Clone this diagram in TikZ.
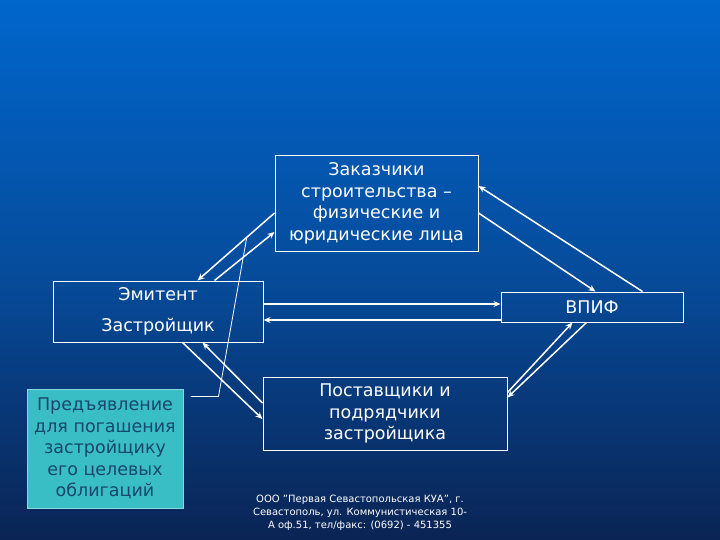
\documentclass[tikz,border=0pt]{standalone}
\usepackage{fontspec}
\setmainfont{DejaVu Sans}
\usepackage{tikz}
\usetikzlibrary{positioning,arrows.meta}

\definecolor{bgtop}{RGB}{0,102,204}
\definecolor{bgmid}{RGB}{6,76,156}
\definecolor{bgbot}{RGB}{10,36,84}
\definecolor{tealfill}{RGB}{58,190,198}
\definecolor{tealtext}{RGB}{24,70,110}

\begin{document}
\begin{tikzpicture}[x=1pt,y=-1pt,
		box/.style={draw=white, line width=1pt, text=white, align=center,
			font=\fontsize{17.5}{21.5}\selectfont, inner sep=0pt},
		link/.style={white, line width=1.5pt, -{Stealth[length=7pt,width=6pt]}},
		hint/.style={white, line width=0.8pt}]
		\shade[top color=bgtop, bottom color=bgbot, middle color=bgmid] (0,0) rectangle (720,540);
		\useasboundingbox (0,0) rectangle (720,540);

		\node(Z)[box, minimum width=203pt, minimum height=95pt] at (376.5,203.5)
			{Заказчики\\строительства --\\физические и\\юридические лица};
		\node(E)[box, minimum width=210pt, minimum height=61pt] at (158,311.5)
			{Эмитент\\[10pt]Застройщик};
		\node(V)[box, minimum width=182pt, minimum height=30pt] at (592,307){ВПИФ};
		\node(P)[box, minimum width=244pt, minimum height=73pt] at (385,413.5)
			{Поставщики и\\подрядчики\\застройщика};
		\node(T)[box, draw=tealfill!60!white, fill=tealfill, text=tealtext,
			minimum width=156pt, minimum height=119pt] at (105,448.5)
			{Предъявление\\для погашения\\застройщику\\его целевых\\облигаций};
		\node(K)[text=white, align=center, font=\fontsize{10}{13}\selectfont] at (360,513)
			{ООО "Первая Севастопольская КУА", г.\\Севастополь, ул. Коммунистическая 10-\\А оф.51, тел/факс: (0692) - 451355};

		\draw[link] ([yshift=-9.5pt]Z.west) -- coordinate[pos=0.36](H) ([xshift=145pt]E.north west);
		\draw[link] ([xshift=162pt]E.north west) -- ([yshift=-28.5pt]Z.west);
		\draw[link] ([xshift=142pt]V.north west) -- ([yshift=17.5pt]Z.east);
		\draw[link] ([yshift=-9.5pt]Z.east) -- ([xshift=95pt]V.north west);
		\draw[link] ([yshift=7.5pt]E.east) -- ([yshift=3pt]V.west);
		\draw[link] ([yshift=-13pt]V.west) -- ([yshift=-8.5pt]E.east);
		\draw[link] ([yshift=-16pt]P.north east) -- ([xshift=72pt]V.south west);
		\draw[link] ([xshift=86pt]V.south west) -- ([yshift=-21pt]P.north east);
		\draw[link] ([xshift=130pt]E.south west) -- ([yshift=-5.5pt]P.west);
		\draw[link] ([yshift=10.5pt]P.west) -- ([xshift=150pt]E.south west);

		\draw[hint] ([xshift=7pt,yshift=-8pt]T.north east) -- ++(28,0) -- (H);
	\end{tikzpicture}
\end{document}
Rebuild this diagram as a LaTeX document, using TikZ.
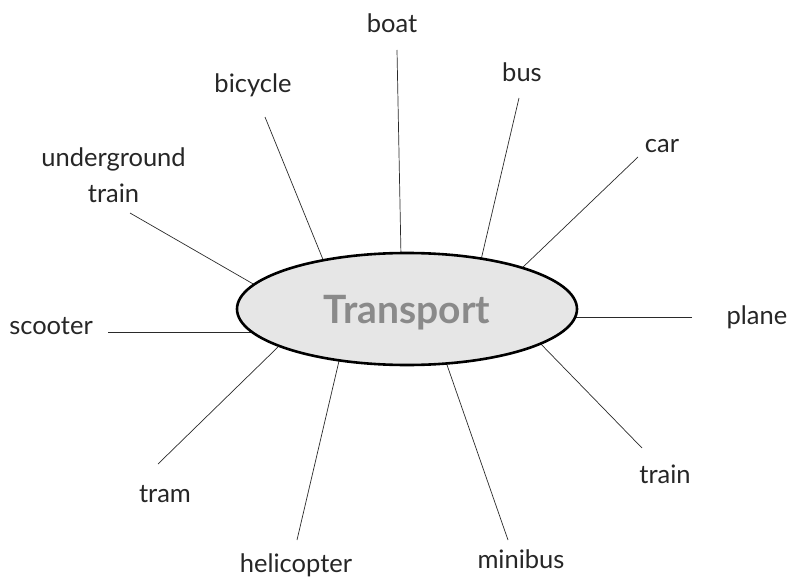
\documentclass[tikz,border=0pt]{standalone}
\usepackage{fontspec}
\setmainfont{Lato}
\usetikzlibrary{shapes.geometric}
\definecolor{ellfill}{HTML}{E6E6E6}
\definecolor{titlegray}{HTML}{8A8A8A}
\definecolor{linegray}{HTML}{2A2A2A}
\begin{document}
\begin{tikzpicture}[x=1pt,y=-1pt,
  lbl/.style={anchor=base,font=\fontsize{25.5}{36}\selectfont,text=black!85,inner sep=0pt},
  spoke/.style={draw=linegray,line width=0.7pt},
  hub/.style={ellipse,draw=black,line width=2.6pt,fill=ellfill,minimum width=340pt,minimum height=112pt,inner sep=0pt}]
\useasboundingbox (0,0) rectangle (788,578);
% labels
\node[lbl] (boat) at (392,33) {boat};
\node[lbl] (bus) at (522,82) {bus};
\node[lbl] (car) at (662,152) {car};
\node[lbl] (plane) at (757,324) {plane};
\node[lbl] (train) at (665,483) {train};
\node[lbl] (minibus) at (521,568) {minibus};
\node[lbl] (helicopter) at (296,572) {helicopter};
\node[lbl] (tram) at (165,502) {tram};
\node[lbl] (scooter) at (51,334) {scooter};
\node[lbl,align=center] (underground) at (113.5,202) {underground\\train};
\node[lbl] (bicycle) at (253,93) {bicycle};
% outer line ends
\coordinate (boat-o) at (397,50);
\coordinate (bus-o) at (519,98);
\coordinate (car-o) at (638,157);
\coordinate (plane-o) at (692,317);
\coordinate (train-o) at (642,448);
\coordinate (minibus-o) at (508,540);
\coordinate (helicopter-o) at (297,540);
\coordinate (tram-o) at (158,464);
\coordinate (scooter-o) at (108,332);
\coordinate (underground-o) at (130,213);
\coordinate (bicycle-o) at (265,117);
% inner line ends (on the ellipse)
\coordinate (boat-i) at (401,256);
\coordinate (bus-i) at (481,260);
\coordinate (car-i) at (521,269);
\coordinate (plane-i) at (572,317);
\coordinate (train-i) at (536,339);
\coordinate (minibus-i) at (446,362);
\coordinate (helicopter-i) at (339,361);
\coordinate (tram-i) at (278,347);
\coordinate (scooter-i) at (252,332);
\coordinate (underground-i) at (255,285);
\coordinate (bicycle-i) at (324,262);
\foreach \n in {boat,bus,car,plane,train,minibus,helicopter,tram,scooter,underground,bicycle}
  \draw[spoke] (\n-o) -- (\n-i);
\node[hub] (T) at (407,309) {};
\node[font=\fontsize{39}{42}\selectfont\bfseries,text=titlegray,anchor=base] (title) at (407,323) {Transport};
\end{tikzpicture}
\end{document}
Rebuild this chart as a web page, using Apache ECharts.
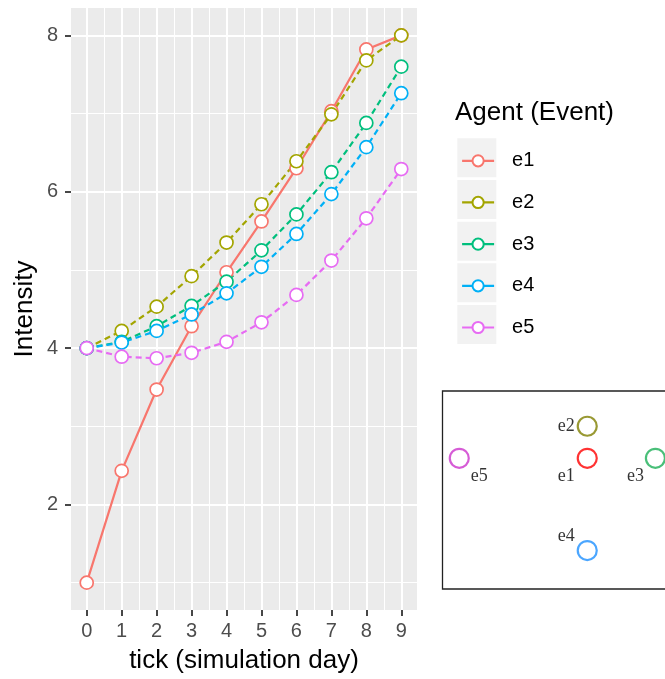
<!DOCTYPE html>
<html>
<head>
<meta charset="utf-8">
<style>
  html, body { margin: 0; padding: 0; background: #ffffff; }
  #chart { width: 665px; height: 679px; }
</style>
<script src="https://cdn.jsdelivr.net/npm/echarts@6/dist/echarts.min.js"></script>
</head>
<body>
<div id="chart"></div>
<script>
// ---------- data ----------
const ticks = [0, 1, 2, 3, 4, 5, 6, 7, 8, 9];
const seriesNames = ['e1', 'e2', 'e3', 'e4', 'e5'];
const e1 = [1.00, 2.43, 3.47, 4.28, 4.97, 5.62, 6.30, 7.03, 7.82, 8.00];
const e2 = [4.00, 4.22, 4.53, 4.92, 5.35, 5.84, 6.39, 6.99, 7.68, 8.00];
const e3 = [4.00, 4.08, 4.28, 4.54, 4.85, 5.25, 5.71, 6.25, 6.88, 7.60];
const e4 = [4.00, 4.07, 4.22, 4.43, 4.70, 5.04, 5.46, 5.97, 6.57, 7.26];
const e5 = [4.00, 3.89, 3.87, 3.94, 4.08, 4.33, 4.68, 5.12, 5.66, 6.29];
const yTicks = [2, 4, 6, 8];
const yMinor = [1, 3, 5, 7];
const xMinor = [0.5, 1.5, 2.5, 3.5, 4.5, 5.5, 6.5, 7.5, 8.5];

// network inset (layout coordinates)
const nodeNames = ['e1', 'e2', 'e3', 'e4', 'e5'];
const nodeX = [0, 0, 2.13, 0, -4.0];
const nodeY = [0, 1.0, 0, -2.88, 0];

// ---------- styles ----------
const colors = ['#F8766D', '#A3A500', '#00BF7D', '#00B0F6', '#E76BF3'];
const dashes = ['solid', [6, 4], [6, 4], [6, 4], [6, 4]];
const nodeColors = ['#FF0000', '#808000', '#1DAF57', '#1E90FF', '#CC33CC'];
const nodeLabelOffsets = [[-21, 18], [-21, 0], [-20, 18], [-21, -14], [20, 18]];
const FONT = 'Liberation Sans, Arial, sans-serif';

const values = [e1, e2, e3, e4, e5];

const lineSeries = seriesNames.map((name, i) => ({
  name: name,
  type: 'line',
  xAxisIndex: 0,
  yAxisIndex: 0,
  data: ticks.map((t, j) => [t, values[i][j]]),
  color: colors[i],
  symbol: 'circle',
  symbolSize: 13,
  showSymbol: true,
  lineStyle: { color: colors[i], width: 2.2, type: dashes[i] },
  itemStyle: { color: '#ffffff', borderColor: colors[i], borderWidth: 1.7 },
  emphasis: { disabled: true },
  animation: false,
  z: 3
}));

const netSeries = {
  type: 'scatter',
  xAxisIndex: 2,
  yAxisIndex: 2,
  symbol: 'circle',
  symbolSize: 19,
  animation: false,
  clip: false,
  data: nodeNames.map((n, i) => ({
    name: n,
    value: [nodeX[i], nodeY[i]],
    itemStyle: { color: 'rgba(255,255,255,0)', borderColor: nodeColors[i], borderWidth: 2.2 },
    label: {
      show: true,
      formatter: n,
      position: 'inside',
      offset: nodeLabelOffsets[i],
      color: '#000',
      fontFamily: 'Liberation Serif, DejaVu Serif, serif',
      fontSize: 18
    }
  })),
  emphasis: { disabled: true }
};

// legends: one per key
const keyTop0 = 138.3, keyStep = 41.67, keySize = 39;
const legends = seriesNames.map((name, i) => ({
  data: [name],
  orient: 'vertical',
  left: 461,
  top: keyTop0 + i * keyStep + keySize / 2 - 7,
  padding: 0,
  itemWidth: 32,
  itemHeight: 14,
  selectedMode: false,
  lineStyle: { type: 'solid', width: 2.2 },
  textStyle: { fontFamily: FONT, fontSize: 20, color: '#000', padding: [0, 0, 0, 13] }
}));

const keyRects = seriesNames.map((name, i) => ({
  type: 'rect',
  shape: { x: 457.3, y: keyTop0 + i * keyStep, width: keySize, height: keySize },
  style: { fill: '#F2F2F2' },
  z: -1
}));

const insetFrame = {
  type: 'rect',
  shape: { x: 442.5, y: 391, width: 260, height: 198 },
  style: { fill: null, stroke: '#222', lineWidth: 1.3 },
  z: 1
};

const option = {
  backgroundColor: '#ffffff',
  animation: false,
  title: {
    text: 'Agent (Event)',
    left: 455,
    top: 100,
    padding: 0,
    textStyle: { fontFamily: FONT, fontSize: 26, fontWeight: 'normal', color: '#000' }
  },
  legend: legends,
  graphic: keyRects.concat([insetFrame]),
  grid: [
    { left: 71, top: 8, width: 346, height: 602, show: true, backgroundColor: '#EBEBEB', borderWidth: 0 },
    { left: 442, top: 391, width: 223, height: 198, show: false }
  ],
  xAxis: [
    {
      type: 'value', gridIndex: 0, min: -0.45, max: 9.45,
      name: 'tick (simulation day)', nameLocation: 'middle', nameGap: 38, nameMoveOverlap: false,
      nameTextStyle: { fontFamily: FONT, fontSize: 26, color: '#000' },
      axisLine: { show: false, onZero: false },
      axisTick: { show: true, length: 6, lineStyle: { color: '#333', width: 1.8 }, customValues: ticks },
      axisLabel: { show: true, customValues: ticks, margin: 11, fontFamily: FONT, fontSize: 20, color: '#4D4D4D' },
      splitLine: { show: true, lineStyle: { color: '#ffffff', width: 2 } }
    },
    {
      type: 'value', gridIndex: 0, min: -0.45, max: 9.45, position: 'bottom',
      axisLine: { show: false, onZero: false },
      axisTick: { show: false, customValues: xMinor },
      axisLabel: { show: false, customValues: xMinor },
      splitLine: { show: true, lineStyle: { color: '#ffffff', width: 1 } }
    },
    {
      type: 'value', gridIndex: 1, min: -4.54, max: 2.43, show: false,
      axisLine: { onZero: false },
      splitLine: { show: false }
    }
  ],
  yAxis: [
    {
      type: 'value', gridIndex: 0, min: 0.65, max: 8.35,
      name: 'Intensity', nameLocation: 'middle', nameGap: 33, nameRotate: 90, nameMoveOverlap: false,
      nameTextStyle: { fontFamily: FONT, fontSize: 26, color: '#000' },
      axisLine: { show: false, onZero: false },
      axisTick: { show: true, length: 6, lineStyle: { color: '#333', width: 1.8 }, customValues: yTicks },
      axisLabel: { show: true, customValues: yTicks, margin: 13, fontFamily: FONT, fontSize: 20, color: '#4D4D4D' },
      splitLine: { show: true, lineStyle: { color: '#ffffff', width: 2 } }
    },
    {
      type: 'value', gridIndex: 0, min: 0.65, max: 8.35, position: 'left',
      axisLine: { show: false, onZero: false },
      axisTick: { show: false, customValues: yMinor },
      axisLabel: { show: false, customValues: yMinor },
      splitLine: { show: true, lineStyle: { color: '#ffffff', width: 1 } }
    },
    {
      type: 'value', gridIndex: 1, min: -4.08, max: 2.10, show: false,
      axisLine: { onZero: false },
      splitLine: { show: false }
    }
  ],
  series: lineSeries.concat([netSeries])
};

const chart = echarts.init(document.getElementById('chart'), null, { renderer: 'canvas' });
chart.setOption(option);
</script>
</body>
</html>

■ SET TASK ■
Copy every line that contains the string "this".

■ SOLUTION ■
Clone this diagram in TikZ.
Rebuild this diagram as a LaTeX document, using TikZ.
Rebuild this chart as a web page, using Apache ECharts.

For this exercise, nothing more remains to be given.